There are a lot of design issues with it, even simple things that I feel like could've been fixed very quickly. I'm just gonna list them off here instead of going super in depth on them, though.
- The autosaves slot takes up the first/top slot on the list of saves. Despite this, when you hit 'continue' your cursor defaults to the second slot (aka the first manual save slot). And because this is one of those die-a-lot games, you get the urge to spam enter to try again. However, the autosave often saves at further points than your manual save does, which you might not realize during multi-room chase sequences where it saves every room. So you end up having to replay a lot more than you realize if you don't select the autosave every time you die.
- Relatedly, the autosave has the potential to save over your progress if you trigger it in a further room -> die -> select manual save slot -> respawn earlier -> step on the (invisible) save trigger on accident.

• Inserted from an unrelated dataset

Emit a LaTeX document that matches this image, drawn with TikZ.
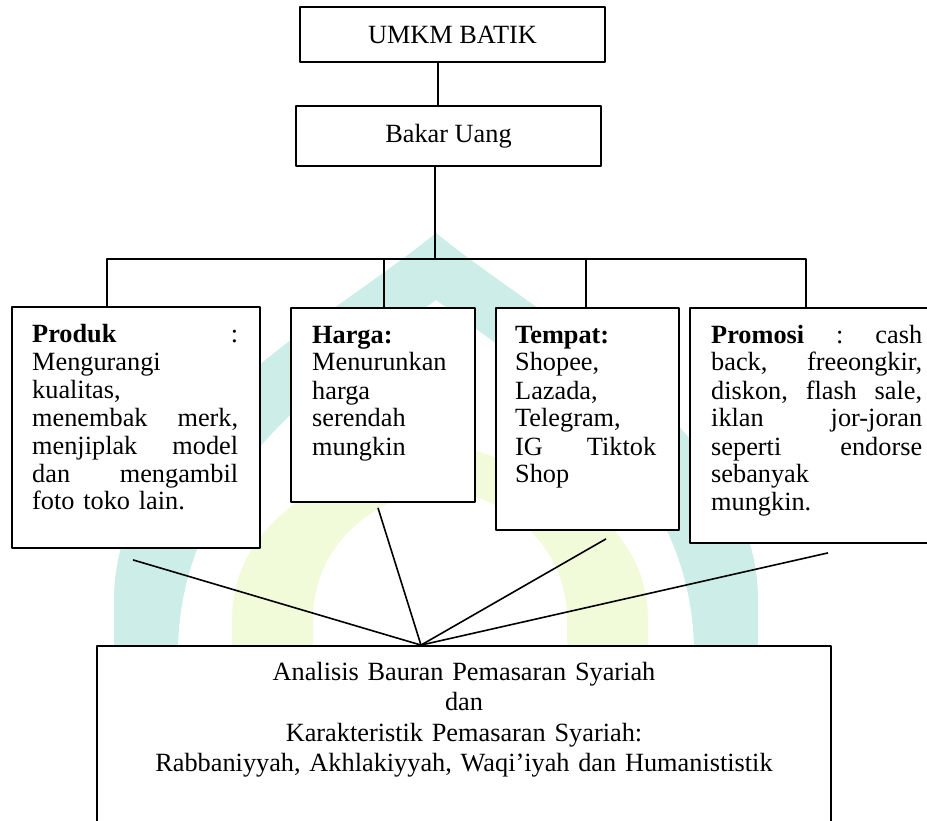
\documentclass[tikz,border=0pt]{standalone}
\usepackage{fontspec}
\setmainfont{Liberation Serif}
\usetikzlibrary{positioning, calc, backgrounds}
\definecolor{wmcyan}{HTML}{CCEDE8}
\definecolor{wmyellow}{HTML}{F1FAD9}

\begin{document}
\begin{tikzpicture}[
  x=1pt, y=-1pt,
  font=\fontsize{26.3}{28}\selectfont,
  line join=round,
  link/.style={line width=1.8pt, draw=black},
  fanline/.style={line width=1.6pt, draw=black},
  box/.style={draw=black, fill=white, line width=1.8pt, inner sep=0pt},
  txt/.style={inner sep=0pt, align=left, anchor=base west},
  sumtxt/.style={inner sep=0pt, align=center, anchor=base, text width=720,
                 font=\fontsize{26.3}{30.5}\selectfont}
]
\useasboundingbox (0,0) rectangle (927,821);
\clip (0,0) rectangle (927,821);

% watermark behind the chart
\begin{scope}[on background layer]
  \fill[wmcyan] (436,233) .. controls (330,320) and (114,430) .. (114,600)
    -- (114,830) -- (178,830) -- (178,650)
    .. controls (180,470) and (340,370) .. (436,300)
    .. controls (532,370) and (692,470) .. (694,650)
    -- (694,830) -- (758,830) -- (758,600)
    .. controls (758,430) and (542,320) .. (436,233) -- cycle;
  \fill[wmyellow] (440,440) .. controls (330,470) and (232,520) .. (232,620)
    -- (232,830) -- (313,830) -- (313,620)
    .. controls (313,540) and (380,495) .. (440,488)
    .. controls (500,495) and (567,540) .. (567,620)
    -- (567,830) -- (648,830) -- (648,620)
    .. controls (648,520) and (550,470) .. (440,440) -- cycle;
\end{scope}

\node[box, minimum width=305, minimum height=55] (umkm) at (452.5,34.5) {UMKM BATIK};
\node[box, minimum width=305, minimum height=60] (bakar) at (448.5,136) {Bakar Uang};

\node[box, minimum width=248, minimum height=241] (produk)  at (136,427.5) {};
\node[box, minimum width=184, minimum height=194] (harga)   at (383,405)   {};
\node[box, minimum width=183, minimum height=222] (tempat)  at (587.5,419) {};
\node[box, minimum width=250, minimum height=235] (promosi) at (815,425.5) {};
\node[box, minimum width=734, minimum height=214] (analisis) at (464,753)  {};

\node[txt, text width=206] (produkT) at (32,342)
  {\textbf{Produk}\hfill:\\ Mengurangi\\ kualitas,\\ menembak\hfill merk,\\
   menjiplak\hfill model\\ dan\hfill mengambil\\ foto toko lain.};
\node[txt, text width=150] (hargaT) at (312,343)
  {\textbf{Harga:}\\ Menurunkan\\ harga\\ serendah\\ mungkin};
\node[txt, text width=141] (tempatT) at (515,343)
  {\textbf{Tempat:}\\ Shopee,\\ Lazada,\\ Telegram,\\ IG\hfill Tiktok\\ Shop};
\node[txt, text width=211] (promosiT) at (711,343)
  {\textbf{Promosi}\hfill:\hfill cash\\ back,\hfill freeongkir,\\
   diskon,\hfill flash\hfill sale,\\ iklan\hfill jor-joran\\
   seperti\hfill endorse\\ sebanyak\\ mungkin.};
\node[sumtxt] (analisisT) at (464,680)
  {Analisis Bauran Pemasaran Syariah\\ dan\\ Karakteristik Pemasaran Syariah:\\
   Rabbaniyyah, Akhlakiyyah, Waqi’iyah dan Humanististik};

% tree lines
\coordinate (bus) at ($(bakar.south)+(-13.5,92)$);
\draw[link] ([xshift=-14.5]umkm.south) -- ([xshift=-14.5]umkm.south |- bakar.north);
\draw[link] ([xshift=-13.5]bakar.south) -- (bus);
\draw[link] (bus) -| ([xshift=-29]produk.north);
\draw[link] (bus) -| ([xshift=1]harga.north);
\draw[link] (bus) -| ([xshift=-1.5]tempat.north);
\draw[link] (bus) -| ([xshift=-9]promosi.north);

% fan into the analysis box
\coordinate (fan) at ([xshift=-43]analisis.north);
\coordinate (produkEnd)  at ($(produk.south)+(-3,11)$);
\coordinate (hargaEnd)   at ($(harga.south)+(-5,5)$);
\coordinate (tempatEnd)  at ($(tempat.south)+(18.5,8)$);
\coordinate (promosiEnd) at ($(promosi.south)+(13,9)$);
\draw[fanline] (produkEnd) -- (fan);
\draw[fanline] (hargaEnd) -- (fan);
\draw[fanline] (tempatEnd) -- (fan);
\draw[fanline] (promosiEnd) -- (fan);
\end{tikzpicture}
\end{document}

- Last point on autosaves, despite the autosave feature clearly being triggered by some sort of event tile, there's at least one room where it saves before an unskippable cutscene in the middle of a chase sequence where it does nothing but show you what to interact with. This made dying in this room all the more painful as the cutscene plays every time you load the save.
- The first chase scene in the game literally has you wait by the exit for one of the monsters to move. It moves in a specific pattern so it won't chase you, so you just have to stand and wait for it to move while all these other monsters are running around you.
- There is no visual or clear distinction between enemies that move randomly, enemies that move in a specific pattern, and enemies that chase you. This makes traversing areas with hordes of enemies very confusing as you have little to no room to build strategy.

Finally, the art is really well made, but the talk sprites give off this weird feeling that they were... traced from 3D models? I don't know how to describe it. It's like the shapes and forms are solid, as is the coloring, but the lines are shaky, and the eyes in particular look really weird anatomically. And I know it's an anime art style but I mean like, eyes being vastly different sizes when it's clearly meant to be a perspective shot but it isn't being portrayed properly. I think this is the first time where I've played a game where the overworld sprites portrayed the characters with more detail and uniqueness than the talk portraits.